Community colleges and technical programs offer targeted degree programs for a fraction of the cost of a private college. Students with a clear-cut career in mind such as a healthcare job or one in a technical field are very well-suited to a community college environment. Jobs come quickly after graduation and learning emphasizes a more practical pedagogy versus academic.
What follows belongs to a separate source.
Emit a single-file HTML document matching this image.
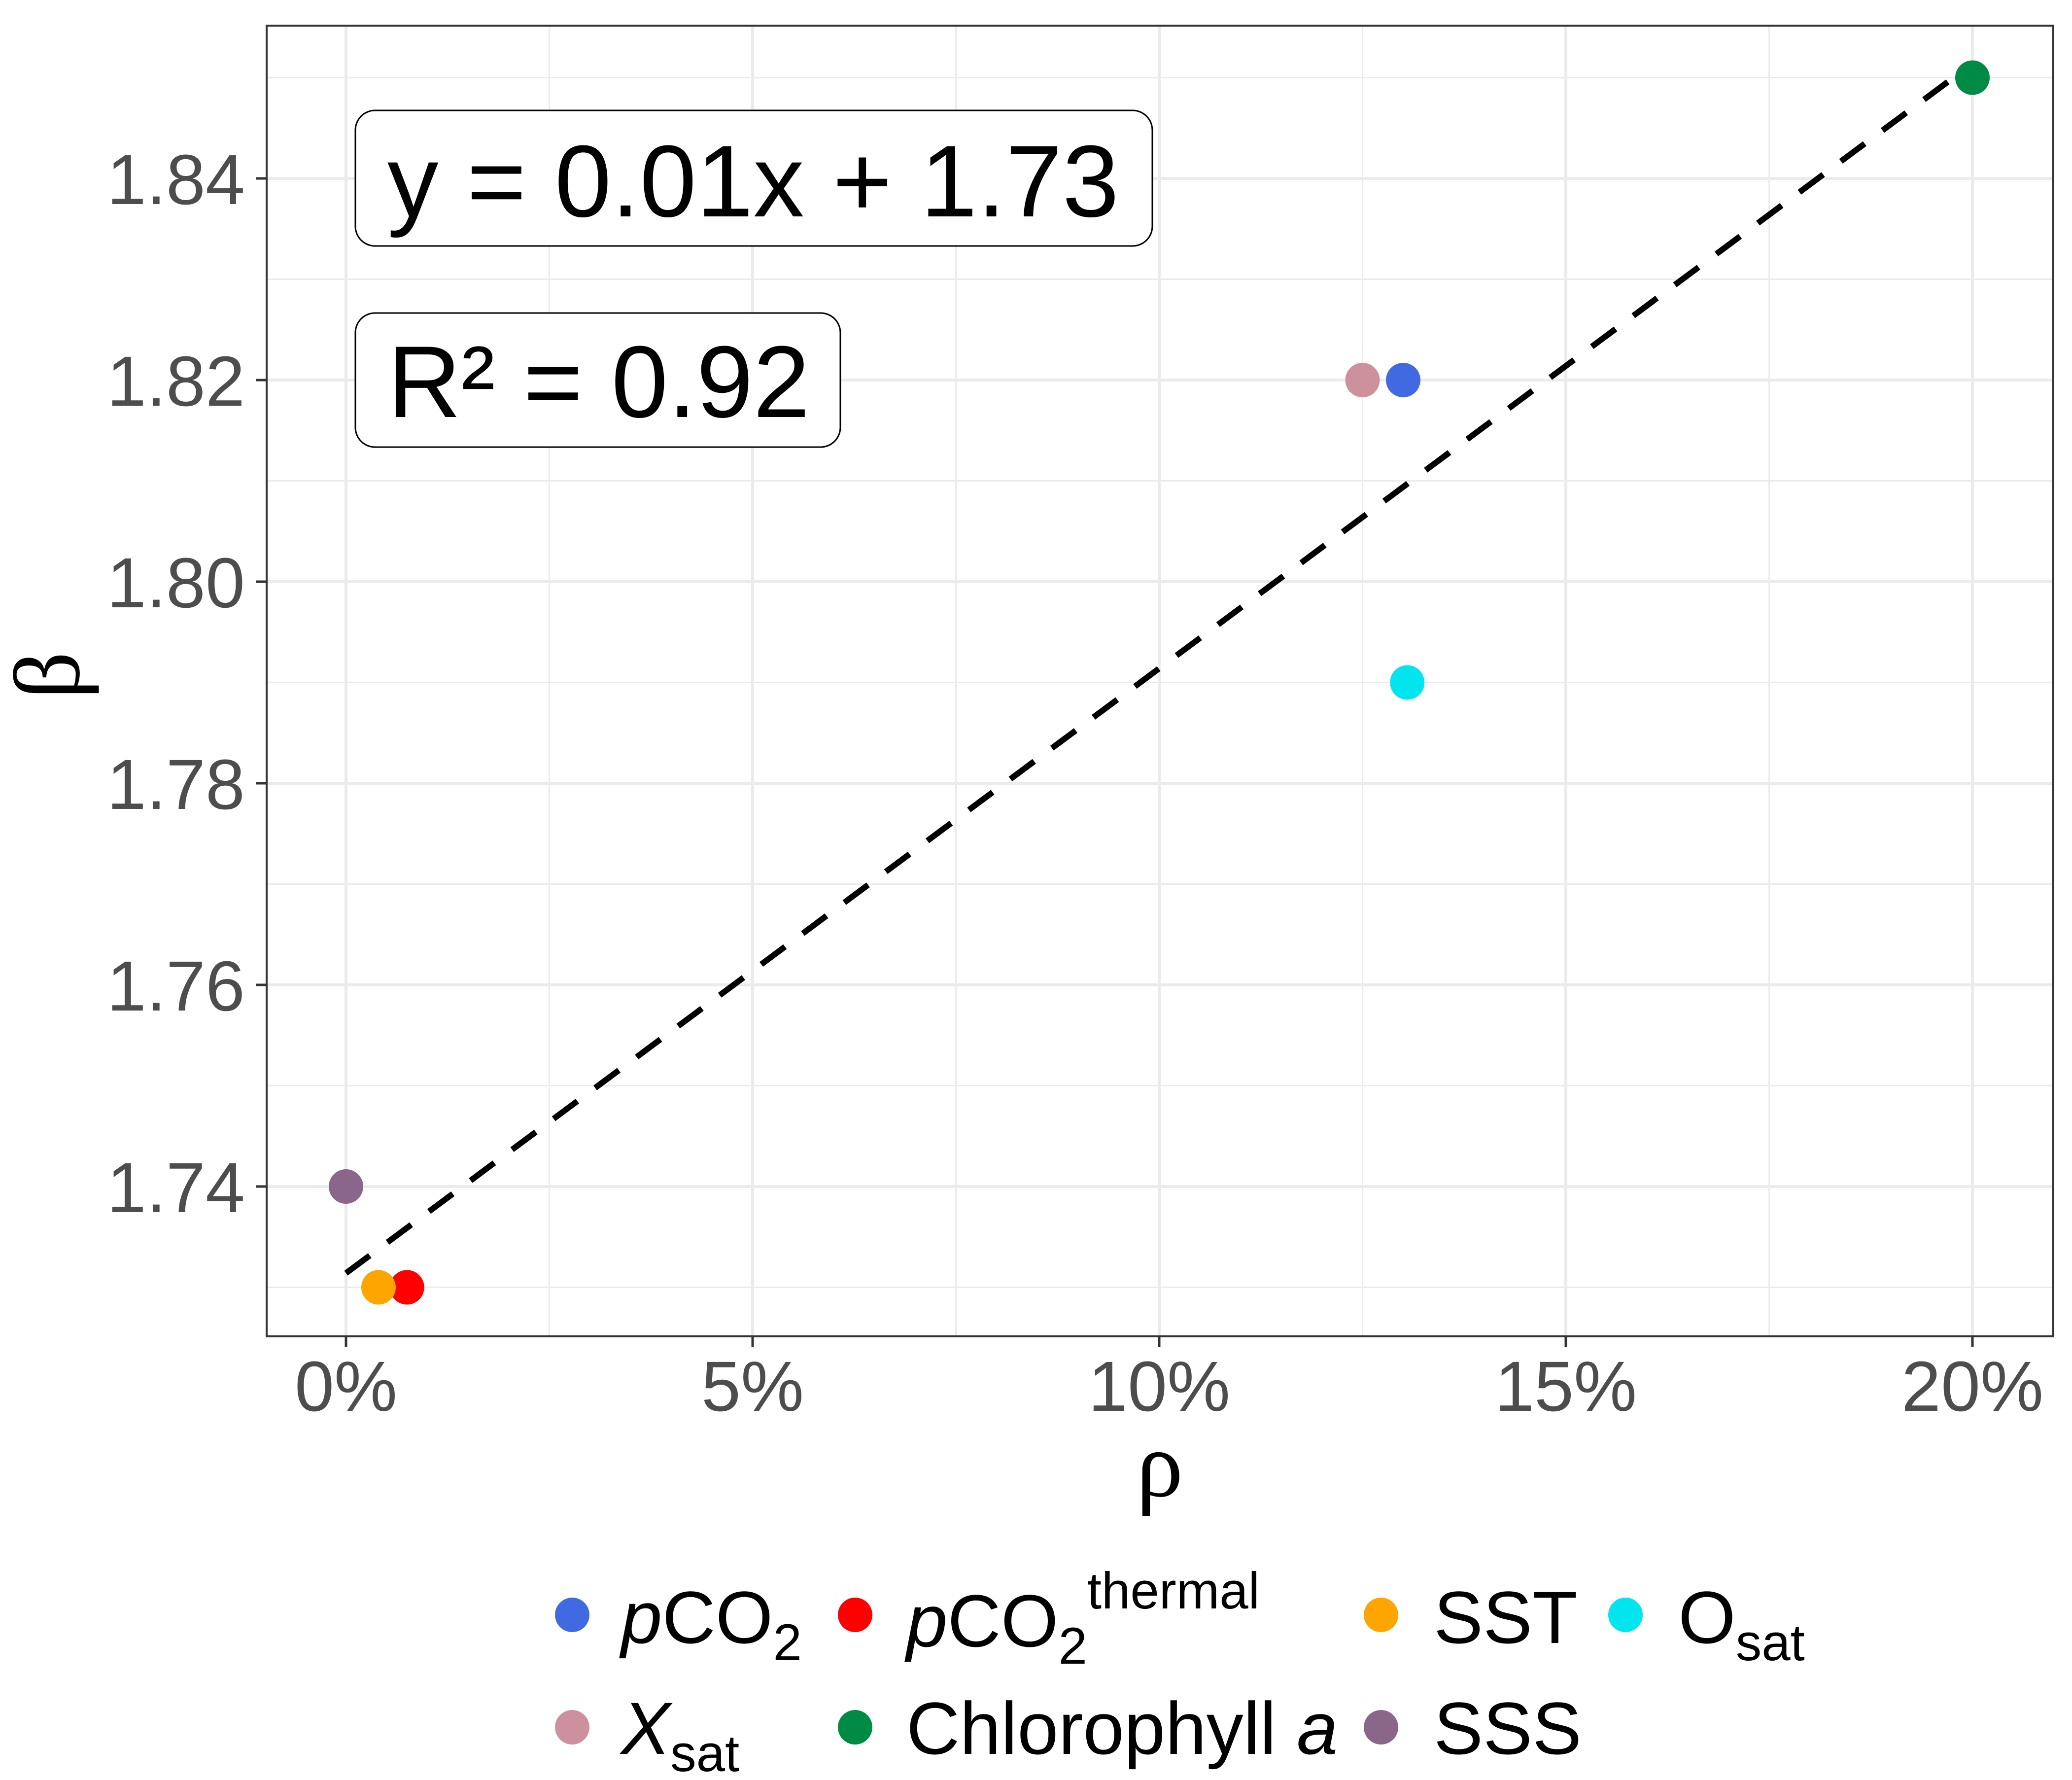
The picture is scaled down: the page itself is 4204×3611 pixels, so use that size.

If time is your enemy, there are plenty of legitimate and reputable online degree programs designed with a working adult in mind. Full-time distance learning colleges and even traditional colleges offer online options. But remember, this is also the domain of low-quality diploma mills. Their ads are all over the Internet, mixed in amongst reputable colleges. Bookmark the Oregon Office of Degree Authorization’s list of unaccredited colleges and refer to it over and over while you search for an online degree program.

Overcome Reality

Urging students to go to college in some cases is just not enough. A USA Today story uncovers the realities of a college education for some kids. Only “one in 17 young people, from the nation’s poorest families” goes to college. And those are typically arriving academically short-changed from their lackluster high school regime that held little hope for their academic success.

Expectations have risen sharply—kids actually have bought the pitch that college is within reach; it’s the rest of the educational machinery about them that has fallen behind. Academics are lagging, and for poor kids, families and friends don’t buy into the college dream.